In order to shun consumer culture, we have to shun social mores. You can dig through dumpsters for perfectly edible food that restaurants and grocery stores have tossed out. You can absolutely return every holiday or birthday gift that doesn’t adhere to your high standards. And you can demand that your friends and family serve only raw, vegan, organic food at social gatherings, and go on hunger strike when they don’t. But to do so would mean becoming an insufferable human being. Society is weighted against us, too.

How to actually make decisions that help the environment

So what’s the answer? I’m not saying that we should all give up, or that we should stop making the small positive decisions we make every day as responsible humans. And if you’re choosing the greener product for health reasons, by all means, do what feels right. But when it comes to combating climate change, pollution, and habitat destruction, what we need to do is take the money, time, and effort we spend making these ultimately inconsequential choices and put it toward something that really matters.

Beyond making big lifestyle decisions such as choosing to live in a dense urban area with public transportation, cutting red meat out of your diet, and having fewer children (or none at all), there are diminishing returns to the energy you put into avoiding plastic or making sure your old AAs end up in the appropriate receptacle. Globally, we’re projected to spend $9.32 billion in 2017 on green cleaning products. If we had directed even a third of that pot of money (the typical markup on green cleaning products) toward lobbying our governments to ban the toxic chemicals we’re so afraid of, we might have made a lot more progress by now.

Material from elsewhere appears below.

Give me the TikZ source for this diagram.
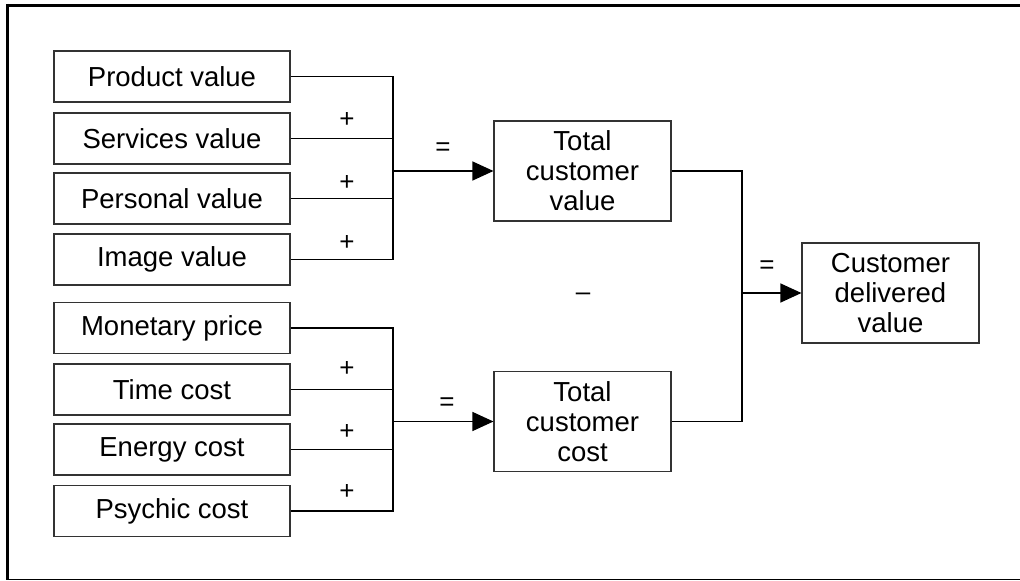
\documentclass[tikz,border=0pt]{standalone}
\usepackage{fontspec}
\setmainfont{Liberation Sans}
\usetikzlibrary{arrows.meta}
\begin{document}
\begin{tikzpicture}[x=1bp,y=-1bp,
  itembox/.style={draw=black!80,line width=1.1bp,minimum width=236bp,minimum height=51bp,inner sep=0pt,font=\fontsize{27.5bp}{30bp}\selectfont},
  bigbox/.style={draw=black!80,line width=1.1bp,minimum width=177bp,minimum height=100bp,inner sep=0pt,align=center,font=\fontsize{27.5bp}{30bp}\selectfont},
  conn/.style={draw=black,line width=1.2bp},
  arr/.style={conn,-{Triangle[length=21bp,width=19bp]}},
  op/.style={inner sep=0pt,font=\fontsize{26bp}{28bp}\selectfont}]
\useasboundingbox (0,0) rectangle (1020,581);
% frame
\draw[line width=3bp] (7,5.5) -- (1021,5.5);
\draw[line width=3bp] (7,4) -- (7,580);
\draw[line width=1.8bp] (6,579.5) -- (1021,579.5);
% value items
\node[itembox] (pv) at (172,76.5) {Product value};
\node[itembox] (sv) at (172,138.5) {Services value};
\node[itembox] (pe) at (172,198.5) {Personal value};
\node[itembox] (iv) at (172,259.5) {Image value};
% cost items
\node[itembox] (mp) at (172,328) {Monetary price};
\node[itembox] (tc) at (172,389.5) {Time cost};
\node[itembox] (ec) at (172,449.5) {Energy cost};
\node[itembox] (pc) at (172,511) {Psychic cost};
% totals
\node[bigbox] (tcv) at (582.5,171) {Total\\customer\\value};
\node[bigbox] (tcc) at (582.5,421.5) {Total\\customer\\cost};
\node[bigbox] (cdv) at (890.5,293) {Customer\\delivered\\value};
% junctions
\coordinate (j1) at (393,171);
\coordinate (j2) at (393,421.5);
\coordinate (j3) at (742,293);
% upper group
\draw[conn] (pv.east) -- (pv.east -| j1) -- (iv.east -| j1) -- (iv.east);
\draw[conn] (sv.east) -- (sv.east -| j1);
\draw[conn] (pe.east) -- (pe.east -| j1);
\draw[arr] (j1 |- tcv.west) -- (tcv.west);
% lower group
\draw[conn] (mp.east) -- (mp.east -| j2) -- (pc.east -| j2) -- (pc.east);
\draw[conn] (tc.east) -- (tc.east -| j2);
\draw[conn] (ec.east) -- (ec.east -| j2);
\draw[arr] (j2 |- tcc.west) -- (tcc.west);
% right
\draw[conn] (tcv.east) -| (j3) |- (tcc.east);
\draw[arr] (j3 |- cdv.west) -- (cdv.west);
% operators
\node[op] (p1) at (347,120) {+};
\node[op] (p2) at (347,183) {+};
\node[op] (p3) at (347,243) {+};
\node[op] (p4) at (347,369) {+};
\node[op] (p5) at (347,432) {+};
\node[op] (p6) at (347,492) {+};
\node[op] (e1) at (443,149) {=};
\node[op] (e2) at (447,404) {=};
\node[op] (e3) at (767,267) {=};
\node[op] (m1) at (583,297) {–};
\end{tikzpicture}
\end{document}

“It’s a gesture,” Brown says of fretting over these small decisions. “Well-meaning signals that you care about the environment. But the action itself makes no difference.“

We pat ourselves on the back for making decisions that hush our social guilt instead of placing that same effort in actions that enact real environmental change. But there are small switches in our mentality we can take to make a difference. A few suggestions:

  • Instead of buying expensive organic sheets, donate that money to organizations that are fighting to keep agricultural runoff out of our rivers.
  • Instead of driving to an organic apple orchard to pick your own fruit, use that time to volunteer for an organization that combats food deserts (and skip the fuel emissions, too).
  • Instead of buying a $200 air purifier, donate to politicians who support policies that keep our air and water clean.
  • Instead of signing a petition demanding that Subway remove one obscure chemical from its sandwich bread, call your local representatives to demand they overhaul the approval process for the estimated 80,000 untested chemicals in our products.
  • Instead of taking yourself out to dinner at a farm-to-table restaurant, you could take an interest in the Farm Bill and how it incentivizes unhealthy eating.

On its face, conscious consumerism is a morally righteous, bold movement. But it’s actually taking away our power as citizens. It drains our bank accounts and our political will, diverts our attention away from the true powerbrokers, and focuses our energy instead on petty corporate scandals and fights over the moral superiority of vegans.

So if you really care about the environment, climb on out of your upcycled wooden chair and get yourself to a town hall meeting. If there’s one silver lining to the environmental crisis facing us, it’s that we now understand exactly the kind of work we need to do to save the planet—and it doesn’t involve a credit card.